Sen. Rand Paul and others are slamming former Director of the National Institute of Allergy and Infectious Diseases Dr. Anthony Fauci after he defended the efficacy of masks on an individual basis over the weekend.
Their criticism comes as a resurgence of COVID-19 is renewing the debate over masks.
“Fauci admits that masks don’t work for the public at large but still absurdly claims masks work on an individual basis. More subterfuge,” Mr. Paul, Kentucky Republican, posted Sunday on X, the social media platform formerly known as Twitter.
The Washington Times reached out for comment to Georgetown University, where Dr. Fauci now serves as a professor at the School of Medicine and its McCourt School of Public Policy, but did not hear back.
Dr. Fauci appeared on CNN with Michael Smerconish on Saturday, and was asked about a study published last month led by Oxford epidemiologist Tom Jefferson. It concluded the masks people wore during the COVID-19 pandemic, whether surgical, cloth or N95, made no difference in terms of protecting them from the virus.
Additionally, it said the nonrandomized studies that initially convinced policymakers to impose mask mandates were flawed observational studies.
Dr. Fauci insisted that other mask studies focus on the individual level.
“When you’re talking about the effect on the epidemic or the pandemic as a whole, the data are less strong,” he said, “But when you talk about as an individual basis of someone protecting themselves, or protecting themselves from spreading it to others, there’s no doubt that there are many studies that show that there is an advantage.”
In March 2020, at the initial onset of the pandemic, Dr. Fauci said, “wearing a mask might make people feel a little bit better,” but “it’s not providing the perfect protection that people think it is.”
His statement then was consistent with what the Centers for Disease Control and Prevention was saying and the World Health Organization’s guidance.
Mask guidance which eventually became mandates throughout the pandemic switched its stances on their efficacy as the Biden administration began to require COVID-19 vaccine shots for federal workers.
State and local governments followed suit, forcing the private sector into both mandates.
States began to lift their mask mandates at the start of 2022 as the number of COVID-19 cases plummeted. By March of last year, airlines lifted their mask mandates and more recently, hospitals had lifted their mask mandates this past spring.
However, a new COVID-19 variant has some officials in some states, schools and facilities reimposing mask mandates and social distancing protocols.
New York City Health Commissioner Dr. Ashwin Vasan recently cautioned that the Ba.2.86 variant is “likely to evade immunity that has developed from vaccination or prior infection.”
Atlanta-based Morris Brown College, a historically Black university, implemented a two-week mask mandate and re-imposed social distancing when “reports of positive cases among students” came to light.

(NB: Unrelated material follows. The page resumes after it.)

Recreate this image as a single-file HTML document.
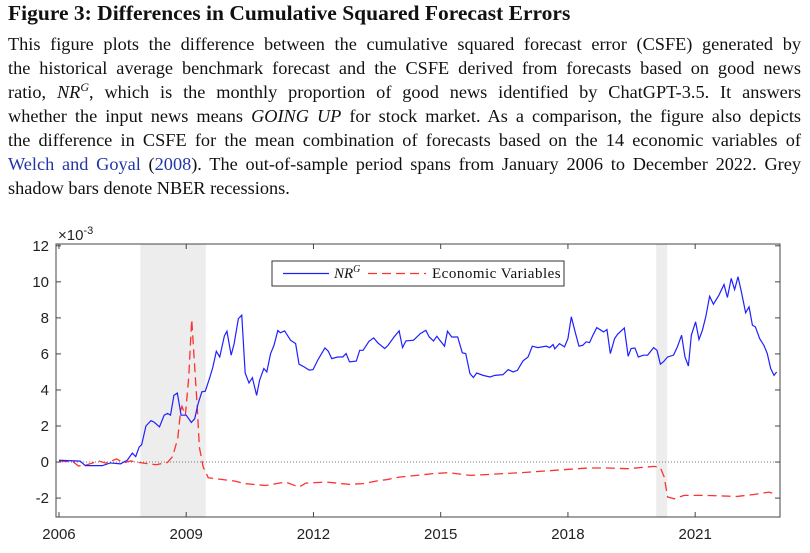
<!DOCTYPE html>
<html><head><meta charset="utf-8">
<style>
body{margin:0;background:#fff;width:810px;height:553px;overflow:hidden;position:relative;font-family:"Liberation Serif",serif;color:#111}
.t{position:absolute;left:8px;width:793px;font-size:18.3px;line-height:24px;white-space:nowrap;text-align:justify;text-align-last:justify}
.last{text-align-last:left}
#title{position:absolute;left:8px;top:1px;font-size:21.5px;font-weight:bold;white-space:nowrap}
a{color:#2236a8;text-decoration:none}
svg{position:absolute;left:0;top:0}
</style></head><body>
<div id="title">Figure 3: Differences in Cumulative Squared Forecast Errors</div>
<div class="t" style="top:32px">This figure plots the difference between the cumulative squared forecast error (CSFE) generated by</div>
<div class="t" style="top:56px">the historical average benchmark forecast and the CSFE derived from forecasts based on good news</div>
<div class="t" style="top:80px">ratio, <i>NR<sup style="font-size:12px;line-height:0">G</sup></i>, which is the monthly proportion of good news identified by ChatGPT-3.5. It answers</div>
<div class="t" style="top:104px">whether the input news means <i>GOING UP</i> for stock market. As a comparison, the figure also depicts</div>
<div class="t" style="top:128px">the difference in CSFE for the mean combination of forecasts based on the 14 economic variables of</div>
<div class="t" style="top:152px"><a href="#">Welch and Goyal</a> (<a href="#">2008</a>). The out-of-sample period spans from January 2006 to December 2022. Grey</div>
<div class="t last" style="top:176px">shadow bars denote NBER recessions.</div>
<svg id="chart" width="810" height="553"></svg>
<script>
const nrDates=[2006.0,2006.5,2006.62,2007.02,2007.21,2007.45,2007.61,2007.73,2007.81,2007.89,2007.95,2008.05,2008.17,2008.25,2008.37,2008.48,2008.56,2008.63,2008.71,2008.79,2008.88,2009.0,2009.12,2009.2,2009.28,2009.37,2009.45,2009.56,2009.63,2009.71,2009.79,2009.9,2009.96,2010.06,2010.13,2010.23,2010.31,2010.39,2010.48,2010.56,2010.66,2010.73,2010.83,2010.9,2010.99,2011.07,2011.16,2011.22,2011.32,2011.46,2011.58,2011.66,2011.78,2011.9,2011.99,2012.1,2012.17,2012.27,2012.35,2012.43,2012.57,2012.69,2012.77,2012.85,2013.01,2013.09,2013.17,2013.31,2013.42,2013.52,2013.68,2013.76,2013.9,2014.02,2014.1,2014.18,2014.36,2014.52,2014.65,2014.73,2014.83,2014.91,2014.98,2015.09,2015.16,2015.26,2015.4,2015.51,2015.59,2015.69,2015.77,2015.85,2016.0,2016.16,2016.28,2016.47,2016.59,2016.71,2016.81,2016.94,2017.06,2017.16,2017.29,2017.49,2017.57,2017.65,2017.69,2017.8,2017.92,2018.0,2018.08,2018.17,2018.26,2018.35,2018.43,2018.51,2018.59,2018.68,2018.78,2018.84,2018.92,2019.0,2019.1,2019.17,2019.33,2019.42,2019.49,2019.58,2019.66,2019.78,2019.88,2020.02,2020.1,2020.18,2020.25,2020.35,2020.49,2020.58,2020.68,2020.76,2020.84,2020.91,2021.01,2021.09,2021.17,2021.25,2021.34,2021.43,2021.56,2021.68,2021.76,2021.85,2021.93,2022.01,2022.09,2022.19,2022.27,2022.35,2022.42,2022.52,2022.62,2022.7,2022.78,2022.86,2022.92];
const nrValues=[0.1,0.05,-0.2,-0.2,-0.05,-0.1,0.1,0.5,0.3,0.83,0.96,2.0,2.3,2.2,1.95,2.6,2.7,2.6,3.7,3.83,2.6,2.6,2.2,2.4,3.24,3.9,3.93,4.72,5.28,6.15,5.83,7.0,7.26,5.93,6.57,7.96,8.15,4.94,4.39,4.68,3.7,4.54,5.19,5.0,6.02,6.48,7.3,7.17,7.28,6.76,6.57,5.43,5.28,5.1,5.13,5.65,5.93,6.33,6.15,5.74,5.83,5.83,6.02,5.56,5.6,6.2,6.2,6.7,6.89,6.61,6.3,6.48,6.94,7.28,6.35,6.72,6.76,7.13,7.31,6.94,6.72,6.98,6.76,6.43,7.26,6.94,6.94,6.06,6.02,4.91,4.69,4.94,4.81,4.72,4.81,4.85,5.13,5.0,5.09,5.61,5.83,6.43,6.35,6.43,6.35,6.52,6.28,6.57,6.39,6.85,8.06,7.22,6.43,6.48,6.67,6.63,7.04,7.46,7.31,7.22,7.35,6.02,6.85,7.09,7.44,5.87,6.3,6.33,5.83,5.93,5.93,6.35,6.2,5.43,5.56,5.83,5.93,6.39,7.04,5.83,5.33,7.04,7.78,6.8,7.31,8.06,9.2,8.76,9.26,9.85,9.13,10.19,9.57,10.28,9.44,8.28,8.61,7.59,7.5,6.85,6.48,6.02,5.19,4.81,5.0];
const ecoDates=[2006.0,2006.34,2006.46,2006.66,2006.94,2007.1,2007.36,2007.53,2007.69,2007.93,2008.29,2008.56,2008.68,2008.8,2008.87,2008.9,2008.98,2009.06,2009.13,2009.19,2009.26,2009.31,2009.4,2009.52,2009.75,2010.15,2010.39,2010.87,2011.34,2011.66,2011.82,2012.3,2012.85,2013.17,2013.56,2013.72,2014.04,2014.44,2014.79,2015.18,2015.69,2016.12,2016.9,2017.69,2018.47,2018.94,2019.41,2020.04,2020.18,2020.27,2020.35,2020.51,2020.74,2021.21,2021.99,2022.38,2022.74,2022.92];
const ecoValues=[0.06,0.0,-0.22,-0.15,0.06,-0.06,0.17,-0.04,0.06,-0.04,-0.15,-0.02,0.31,1.3,2.87,3.09,2.59,4.72,7.91,5.65,3.06,0.83,-0.28,-0.87,-0.94,-1.06,-1.2,-1.3,-1.11,-1.39,-1.17,-1.11,-1.24,-1.2,-1.02,-0.98,-0.83,-0.74,-0.65,-0.59,-0.74,-0.69,-0.59,-0.46,-0.33,-0.33,-0.37,-0.24,-0.31,-0.83,-1.94,-2.04,-1.85,-1.85,-1.91,-1.8,-1.67,-1.81];
const recessions=[[2007.92,2009.46],[2020.08,2020.34]];
const yTicks=[-2,0,2,4,6,8,10,12];
const xTicks=[2006,2009,2012,2015,2018,2021];

const L=56,R=780,T=244,B=517;
const X0=2005.93,X1=2023.0,Y0=-3.05,Y1=12.1;
const sx=v=>L+(v-X0)/(X1-X0)*(R-L);
const sy=v=>B-(v-Y0)/(Y1-Y0)*(B-T);
const svg=document.getElementById('chart');
const NS='http://www.w3.org/2000/svg';
function mk(tag,attrs,parent){const e=document.createElementNS(NS,tag);for(const k in attrs)e.setAttribute(k,attrs[k]);(parent||svg).appendChild(e);return e;}

recessions.forEach(r=>{
  const e=mk('rect',{x:sx(r[0]),y:T,width:sx(r[1])-sx(r[0]),height:B-T,fill:'#ededed'});
  
  
});
const z=mk('line',{x1:L,x2:R,y1:sy(0),y2:sy(0),stroke:'#777','stroke-width':1,'stroke-dasharray':'1 2'});



const eco=mk('polyline',{points:ecoDates.map((d,i)=>sx(d)+','+sy(ecoValues[i])).join(' '),fill:'none',stroke:'#ff3030','stroke-width':1.3,'stroke-dasharray':'9 5'});


const nr=mk('polyline',{points:nrDates.map((d,i)=>sx(d)+','+sy(nrValues[i])).join(' '),fill:'none',stroke:'#2020ff','stroke-width':1.2});



const frame=mk('rect',{x:L,y:T,width:R-L,height:B-T,fill:'none',stroke:'#444','stroke-width':1});



yTicks.forEach(v=>{
  const y=sy(v);
  mk('line',{x1:L,x2:L+5,y1:y,y2:y,stroke:'#444'});
  mk('line',{x1:R,x2:R-5,y1:y,y2:y,stroke:'#444'});
  const t=mk('text',{x:L-7,y:y+5,'text-anchor':'end','font-family':'Liberation Sans, sans-serif','font-size':15,fill:'#222'});
  t.textContent=v;
  
  
});
xTicks.forEach(v=>{
  const x=sx(v);
  mk('line',{x1:x,x2:x,y1:B,y2:B-5,stroke:'#444'});
  mk('line',{x1:x,x2:x,y1:T,y2:T+5,stroke:'#444'});
  const t=mk('text',{x:x,y:B+22,'text-anchor':'middle','font-family':'Liberation Sans, sans-serif','font-size':15,fill:'#222'});
  t.textContent=v;
  
  
});
const ex=mk('text',{x:58,y:240,'font-family':'Liberation Sans, sans-serif','font-size':15,fill:'#222'});
ex.innerHTML='×10<tspan dy="-6" font-size="11">-3</tspan>';



const lg=mk('g',{});


mk('rect',{x:272,y:261,width:292,height:25,fill:'#fff',stroke:'#333','stroke-width':1},lg);
mk('line',{x1:283,x2:329,y1:273.5,y2:273.5,stroke:'#2020ff','stroke-width':1.2},lg);
const l1=mk('text',{x:334,y:278,'font-family':'Liberation Serif, serif','font-size':15,'font-style':'italic',fill:'#111'},lg);
l1.innerHTML='NR<tspan dy="-6" font-size="10">G</tspan>';


mk('line',{x1:368,x2:426,y1:273.5,y2:273.5,stroke:'#ff3030','stroke-width':1.3,'stroke-dasharray':'9 5'},lg);
const l2=mk('text',{x:432,y:278,'font-family':'Liberation Serif, serif','font-size':15,'letter-spacing':'0.5',fill:'#111'},lg);
l2.textContent='Economic Variables';


</script>
</body></html>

Kaiser Permanente, a California-based healthcare facility, brought back its mask mandate to its facilities in Santa Rosa “amid an uptick in patients testing positive.”
And in New York, several hospitals also reinstated mask mandates at Auburn Community Hospital, United Health Services and University Hospital in Syracuse.
Correction: A previous version of this article misstated Dr. Fauci’s previous position.